Sustaining a traumatic brain injury can have extensive consequences on your livelihood. TBIs can impact your emotions, physical abilities and information processing capabilities. Depending on the severity of your injury, you may be in recovery for years, possibly even a lifetime.

Thankfully, there are plenty of ways that health care professionals can treat brain damage and rehabilitate you. Plus, you can seek reimbursement for these medical costs through a personal injury claim. Here is some information on the healing process. 

Mild injuries

According to the Mayo Clinic, minor brain injuries often do not require treatment besides resting and taking pain relievers. However, even in this circumstance, you should have follow-up appointments with your doctor to ensure nothing worsens. Your doctor may advise you to refrain from cognitive and physical activities for a period of time. Most individuals who sustain mild TBIs return to their normal daily life. 

Moderate to severe injuries

However, if your injury is more serious, you should receive emergency medical care. Treatment and recovery of a moderate to severe TBI often includes a combination of medication and rehabilitation. Your outlook depends largely on the extent of the damage and how promptly you receive treatment. 

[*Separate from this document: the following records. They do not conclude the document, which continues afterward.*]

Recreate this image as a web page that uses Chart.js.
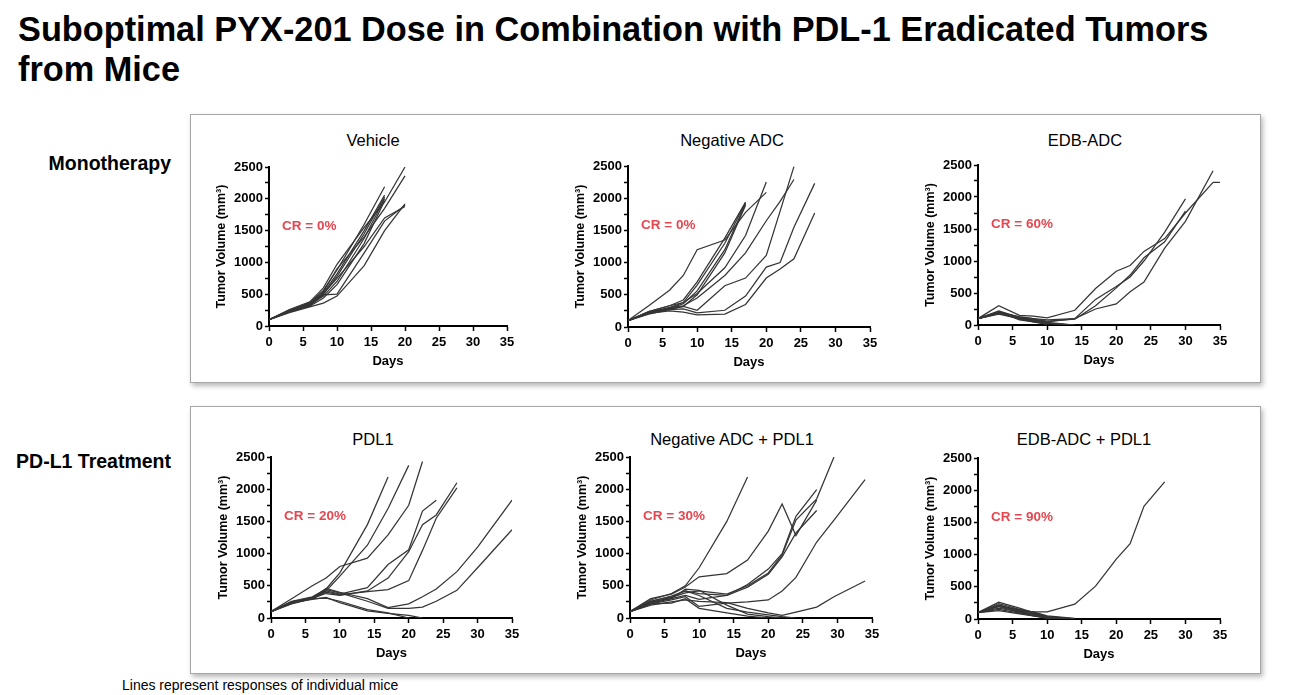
<!DOCTYPE html>
<html>
<head>
<meta charset="utf-8">
<script src="https://cdn.jsdelivr.net/npm/chart.js@4.4.1/dist/chart.umd.min.js"></script>
<style>
  html, body { margin:0; padding:0; background:#fff; }
  body { width:1304px; height:695px; position:relative; overflow:hidden; font-family:"Liberation Sans", Arial, sans-serif; color:#000; }
  .abs { position:absolute; }
  #title { left:18px; top:9px; font-size:34.3px; font-weight:bold; line-height:40px; white-space:nowrap; }
  .box { position:absolute; border:1px solid #a6a6a6; background:#fff; box-shadow:2px 3px 5px rgba(0,0,0,0.28); }
  .rowlab { position:absolute; font-weight:bold; font-size:19.5px; text-align:right; width:171px; left:0; line-height:24px; white-space:nowrap; }
  .ptitle { position:absolute; font-size:16.5px; line-height:20px; white-space:nowrap; transform:translate(-50%,-50%); }
  #foot { left:122px; top:676px; font-size:14px; line-height:18px; white-space:nowrap; }
  canvas { position:absolute; }
</style>
</head>
<body>
<div id="title" class="abs">Suboptimal PYX-201 Dose in Combination with PDL-1 Eradicated Tumors<br>from Mice</div>
<div class="box" style="left:190px; top:114px; width:1069px; height:267px;"></div>
<div class="box" style="left:190px; top:406px; width:1069px; height:266px;"></div>
<div class="rowlab" style="top:151px;">Monotherapy</div>
<div class="rowlab" style="top:449px;">PD-L1 Treatment</div>
<div id="foot" class="abs">Lines represent responses of individual mice</div>

<script>
// ---------------- DATA ----------------
const yTickLabels = [0, 500, 1000, 1500, 2000, 2500];
const xTickLabels = [0, 5, 10, 15, 20, 25, 30, 35];

// Vehicle
const vehicleDays = [0, 3, 6, 8, 10, 14, 17, 20];
const vehicleMice = [
  [100, 250, 370, 560, 880, 1600, 2190],
  [100, 240, 350, 520, 820, 1500, 2060],
  [100, 240, 340, 500, 780, 1450, 2030],
  [100, 230, 330, 470, 700, 1380, 2000],
  [100, 220, 310, 440, 650, 1300, 1970],
  [100, 260, 380, 600, 970, 1550, 1950, 2500],
  [100, 240, 360, 540, 900, 1400, 1850, 2360],
  [100, 220, 320, 490, 500, 1150, 1650, 1900],
  [100, 210, 300, 360, 470, 950, 1500, 1920],
  [100, 230, 330, 510, 750, 1250, 1700, 1880]
];

// Negative ADC
const negAdcDays = [0, 3, 6, 8, 10, 14, 17, 20, 22, 24, 27];
const negAdcMice = [
  [100, 220, 300, 380, 650, 1300, 1930],
  [100, 240, 330, 420, 700, 1380, 1940],
  [100, 210, 290, 360, 560, 1200, 1910],
  [100, 200, 270, 320, 500, 1150, 1890],
  [100, 330, 570, 800, 1200, 1350, 1780, 2090],
  [100, 240, 330, 380, 520, 920, 1420, 2250],
  [100, 230, 300, 330, 450, 800, 1150, 1650, 1950, 2290],
  [100, 230, 280, 320, 260, 640, 760, 1110, 1800, 2490],
  [100, 220, 270, 280, 220, 260, 480, 930, 1000, 1550, 2230],
  [100, 210, 250, 230, 190, 200, 350, 760, 900, 1060, 1770]
];

// EDB-ADC
const edbAdcDays = [0, 3, 6, 8, 10, 14, 17, 20, 22, 24, 27, 30, 34, 35];
const edbAdcMice = [
  [100, 210, 120, 100, 80, 100, 400, 600, 750, 1000, 1450, 1970],
  [100, 200, 110, 90, 60, 90, 300, 580, 780, 1050, 1300, 1780],
  [100, 190, 100, 80, 50, 100, 250, 330, 520, 670, 1200, 1620, 2410],
  [100, 300, 150, 140, 110, 230, 570, 840, 930, 1150, 1350, 1750, 2230, 2230],
  [100, 220, 120, 70, 30, 0],
  [100, 200, 90, 60, 20, 0],
  [100, 180, 100, 50, 10],
  [100, 210, 80, 50, 20],
  [100, 190, 130, 100, 40, 0],
  [100, 170, 100, 80, 30]
];

// PDL1
const pdl1Days = [0, 3, 6, 8, 10, 14, 17, 20, 22, 24, 27, 30, 35];
const pdl1Mice = [
  [100, 260, 330, 450, 700, 1450, 2190],
  [100, 250, 320, 420, 650, 1130, 1700, 2370],
  [100, 300, 500, 620, 800, 930, 1290, 1750, 2430],
  [100, 250, 300, 420, 370, 470, 830, 1060, 1660, 1830],
  [100, 240, 310, 380, 350, 420, 620, 1030, 1450, 1600, 2100],
  [100, 230, 300, 400, 360, 410, 440, 580, 1050, 1550, 2020],
  [100, 240, 310, 460, 400, 300, 160, 220, 330, 450, 720, 1100, 1830],
  [100, 230, 300, 440, 390, 260, 150, 150, 170, 260, 430, 780, 1370],
  [100, 220, 300, 310, 260, 130, 80, 0],
  [100, 240, 290, 320, 240, 110, 70, 40, 0]
];

// Negative ADC + PDL1
const negPdl1Days = [0, 3, 6, 8, 10, 14, 17, 20, 22, 24, 27, 29.5, 34];
const negPdl1Mice = [
  [100, 280, 380, 500, 780, 1500, 2190],
  [100, 300, 370, 480, 640, 690, 900, 1350, 1770, 1280, 1830],
  [100, 260, 340, 420, 380, 350, 520, 760, 1000, 1580, 1995],
  [100, 240, 320, 390, 420, 370, 500, 700, 980, 1520, 1850, 2500],
  [100, 230, 300, 350, 290, 350, 480, 680, 950, 1320, 1670],
  [100, 220, 280, 330, 180, 230, 250, 280, 420, 630, 1180, 1520, 2150],
  [100, 200, 250, 280, 260, 240, 150, 80, 40, 90, 170, 330, 575],
  [100, 250, 300, 450, 430, 200, 60, 20, 0],
  [100, 220, 230, 300, 150, 80, 30, 0],
  [100, 260, 330, 420, 350, 150, 90, 50, 20, 0]
];

// EDB-ADC + PDL1
const edbPdl1Days = [0, 3, 6, 8, 10, 14, 17, 20, 22, 24, 27];
const edbPdl1Mice = [
  [100, 200, 130, 110, 110, 230, 510, 930, 1170, 1750, 2130],
  [100, 260, 170, 100, 40, 0],
  [100, 240, 150, 90, 30, 0],
  [100, 210, 120, 70, 20, 0],
  [100, 200, 140, 110, 50, 10],
  [100, 190, 100, 60, 20, 0],
  [100, 170, 110, 80, 40, 0],
  [100, 150, 90, 50, 20, 0],
  [100, 130, 80, 50, 10, 0],
  [100, 220, 130, 80, 30, 5]
];

const panelTitles = ['Vehicle', 'Negative ADC', 'EDB-ADC', 'PDL1', 'Negative ADC + PDL1', 'EDB-ADC + PDL1'];
const crLabels = ['CR = 0%', 'CR = 0%', 'CR = 60%', 'CR = 20%', 'CR = 30%', 'CR = 90%'];

// ---------------- LAYOUT ----------------
const FONT = '"Liberation Sans", Arial, sans-serif';
const Y_W = 60, PAD_T = 10, PAD_R = 16, X_H = 46;
const panels = [
  { days: vehicleDays, mice: vehicleMice, l: 269, t: 167, w: 238, h: 159, tx: 373, ty: 140 },
  { days: negAdcDays,  mice: negAdcMice,  l: 628, t: 166, w: 242, h: 161, tx: 732, ty: 140 },
  { days: edbAdcDays,  mice: edbAdcMice,  l: 978, t: 165, w: 242, h: 160, tx: 1085, ty: 140 },
  { days: pdl1Days,    mice: pdl1Mice,    l: 271, t: 457, w: 241, h: 161, tx: 373, ty: 438.5 },
  { days: negPdl1Days, mice: negPdl1Mice, l: 630, t: 457, w: 242, h: 161, tx: 732, ty: 438.5 },
  { days: edbPdl1Days, mice: edbPdl1Mice, l: 978, t: 458, w: 242, h: 161, tx: 1084, ty: 438.5 }
];

const crPlugin = {
  id: 'crLabel',
  afterDraw(chart, args, opts) {
    const { ctx, chartArea } = chart;
    ctx.save();
    ctx.font = 'bold 13.5px ' + FONT;
    ctx.fillStyle = '#e5464f';
    ctx.textBaseline = 'middle';
    ctx.textAlign = 'left';
    ctx.fillText(opts.text, chartArea.left + 13, chartArea.top + 59);
    ctx.restore();
  }
};

panels.forEach((p, i) => {
  const t = document.createElement('div');
  t.className = 'ptitle';
  t.style.left = p.tx + 'px';
  t.style.top = p.ty + 'px';
  t.textContent = panelTitles[i];
  document.body.appendChild(t);

  const cv = document.createElement('canvas');
  const W = p.w + Y_W + PAD_R, H = p.h + PAD_T + X_H;
  cv.width = W; cv.height = H;
  cv.style.width = W + 'px'; cv.style.height = H + 'px';
  cv.style.left = (p.l - Y_W) + 'px';
  cv.style.top = (p.t - PAD_T) + 'px';
  document.body.appendChild(cv);

  const datasets = p.mice.map(vals => ({
    data: vals.map((v, k) => ({ x: p.days[k], y: v })),
    borderColor: '#353535',
    borderWidth: 1.25,
    pointRadius: 0,
    fill: false,
    tension: 0,
    spanGaps: true
  }));

  new Chart(cv.getContext('2d'), {
    type: 'line',
    data: { datasets },
    options: {
      responsive: false,
      animation: false,
      devicePixelRatio: 1,
      layout: { padding: { left: 0, top: PAD_T, right: PAD_R, bottom: 0 } },
      plugins: {
        legend: { display: false },
        tooltip: { enabled: false },
        crLabel: { text: crLabels[i] }
      },
      scales: {
        x: {
          type: 'linear', min: 0, max: 35,
          afterBuildTicks: s => { s.ticks = xTickLabels.map(v => ({ value: v })); },
          afterFit: s => { s.height = X_H; },
          ticks: { font: { family: FONT, weight: 'bold', size: 13 }, color: '#000', padding: 4, maxRotation: 0, autoSkip: false },
          grid: { drawOnChartArea: false, drawTicks: true, tickLength: 5, tickColor: '#000', tickWidth: 1.5 },
          border: { color: '#000', width: 2 },
          title: { display: true, text: 'Days', color: '#000', font: { family: FONT, weight: 'bold', size: 13 }, padding: { top: 0, bottom: 2.5 } }
        },
        y: {
          type: 'linear', min: 0, max: 2500,
          afterBuildTicks: s => {
            const arr = [];
            for (let v = 0; v <= 2500; v += 250) arr.push({ value: v });
            s.ticks = arr;
          },
          afterFit: s => { s.width = Y_W; },
          ticks: {
            font: { family: FONT, weight: 'bold', size: 13 }, color: '#000', padding: 2, autoSkip: false,
            callback: v => (yTickLabels.includes(v) ? String(v) : '')
          },
          grid: { drawOnChartArea: false, drawTicks: true, tickLength: 4, tickColor: '#000', tickWidth: 1.5 },
          border: { color: '#000', width: 2 },
          title: { display: true, text: 'Tumor Volume (mm³)', color: '#000', font: { family: FONT, weight: 'bold', size: 12.5 }, padding: { top: 5, bottom: 0 } }
        }
      }
    },
    plugins: [crPlugin]
  });
});
</script>
</body>
</html>
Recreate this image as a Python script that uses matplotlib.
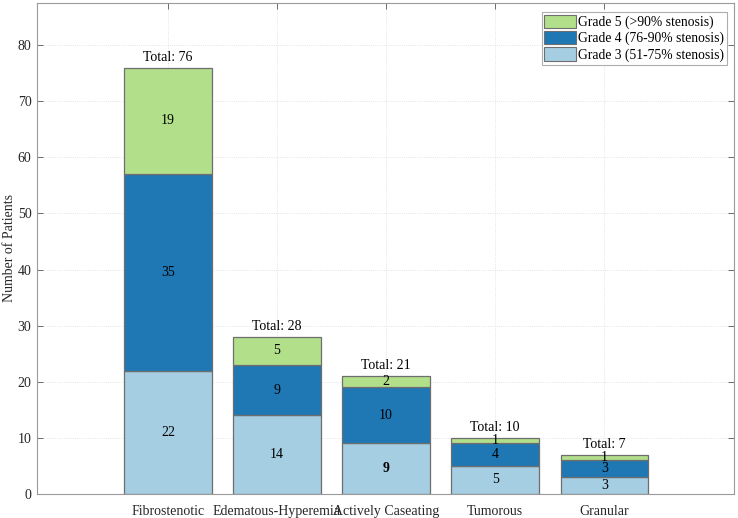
import matplotlib.pyplot as plt
import numpy as np
from matplotlib.patches import Patch

plt.rcParams["font.family"] = ["Liberation Serif", "DejaVu Serif"]

CATEGORIES = [
    "Fibrostenotic",
    "Edematous-Hyperemia",
    "Actively Caseating",
    "Tumorous",
    "Granular",
]

GRADE_3 = [22, 14, 9, 5, 3]
GRADE_4 = [35, 9, 10, 4, 3]
GRADE_5 = [19, 5, 2, 1, 1]

SERIES_LABELS = [
    "Grade 3 (51-75% stenosis)",
    "Grade 4 (76-90% stenosis)",
    "Grade 5 (>90% stenosis)",
]

Y_TICKS = [0, 10, 20, 30, 40, 50, 60, 70, 80]

COLORS = ["#a6cee3", "#1f78b4", "#b2df8a"]
EDGE = "#6e6e6e"
TEXT = "#262626"


def draw_chart(output_path: str) -> None:
    figure = plt.figure(
        figsize=(7.38, 5.18),
        dpi=100,
        facecolor="white",
    )

    axis = figure.add_axes(
        [37 / 738, 24 / 518, 697 / 738, 491 / 518]
    )

    x = np.arange(1, len(CATEGORIES) + 1)
    series = [GRADE_3, GRADE_4, GRADE_5]
    bottom = np.zeros(len(CATEGORIES))

    for values, color in zip(series, COLORS):
        values = np.asarray(values, dtype=float)

        axis.bar(
            x,
            values,
            width=0.8,
            bottom=bottom,
            color=color,
            edgecolor=EDGE,
            linewidth=0.9,
            zorder=3,
        )

        for index, (xi, value) in enumerate(zip(x, values)):
            # the caseating grade 3 label is bold in the source
            weight = "bold" if (index == 2 and color == COLORS[0]) else "normal"
            axis.text(
                xi,
                bottom[index] + value / 2,
                f"{value:.0f}",
                ha="center",
                va="center",
                fontsize=10,
                fontweight=weight,
                color="black",
                zorder=4,
            )

        bottom = bottom + values

    for xi, total in zip(x, bottom):
        axis.text(
            xi,
            total + 0.7,
            f"Total: {total:.0f}",
            ha="center",
            va="bottom",
            fontsize=10,
            color="black",
            zorder=4,
        )

    axis.set_xlim(-0.2, 6.19)
    axis.set_ylim(0, 87.5)

    axis.set_xticks(x)
    axis.set_xticklabels(CATEGORIES)
    axis.set_yticks(Y_TICKS)

    axis.tick_params(
        axis="both",
        direction="in",
        length=4,
        width=0.6,
        color="#555555",
        labelcolor=TEXT,
        labelsize=10,
        top=True,
        right=True,
    )
    axis.tick_params(axis="x", pad=8)
    axis.tick_params(axis="y", pad=4)

    axis.grid(
        True,
        color="#dcdcdc",
        linestyle=":",
        linewidth=0.6,
        zorder=0,
    )
    axis.set_axisbelow(True)

    for spine in axis.spines.values():
        spine.set_color("#9a9a9a")
        spine.set_linewidth(0.8)

    axis.set_ylabel(
        "Number of Patients",
        fontsize=10,
        color=TEXT,
    )
    axis.yaxis.set_label_coords(-0.030, 0.5)

    handles = [
        Patch(facecolor=color, edgecolor=EDGE, linewidth=0.8)
        for color in COLORS
    ]

    legend = axis.legend(
        handles[::-1],
        SERIES_LABELS[::-1],
        loc="upper right",
        fontsize=9.8,
        frameon=True,
        fancybox=False,
        handlelength=2.3,
        handleheight=1.1,
        handletextpad=0.2,
        labelspacing=0.15,
        borderpad=0.2,
        borderaxespad=0.0,
    )
    legend.get_frame().set_edgecolor("#9a9a9a")
    legend.get_frame().set_linewidth(0.8)
    # put the legend where the source has it, in figure pixels
    legend.set_bbox_to_anchor(
        (727 / 738, (518 - 12) / 518),
        transform=figure.transFigure,
    )

    figure.savefig(output_path, dpi=100, facecolor="white")
    plt.close(figure)


def main():
    draw_chart("out.png")


if __name__ == "__main__":
    main()
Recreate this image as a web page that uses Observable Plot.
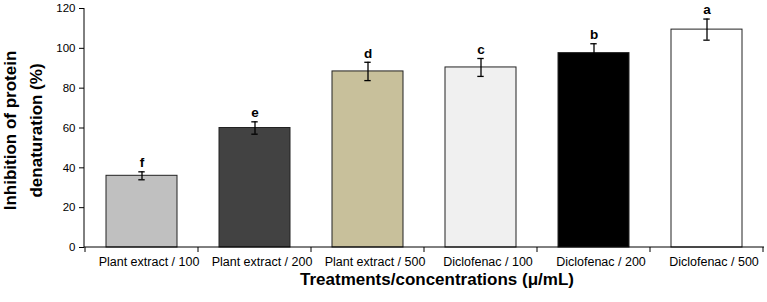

Here are some common drugs doctors administer and prescribe for brain injuries:

  • Diuretics, to reduce pressure in the brain
  • Anti-seizure medications, to prevent any further brain damage due to a risk of seizures
  • Prescription pain pills, to relieve pain and discomfort

Sometimes, doctors induce TBI patients into temporary comas, because a comatose brain can function with less oxygen.


Brain damage can make it hard for you to perform daily activities. Rehabilitation specialists can help you re-learn basic tasks. Physical therapy is common to help you re-learn how to walk, balance and move. Language and speech therapy is sometimes necessary, as brain injuries can impact your ability to speak and understand language. Sometimes, occupational therapy is helpful to assist you in getting back to work.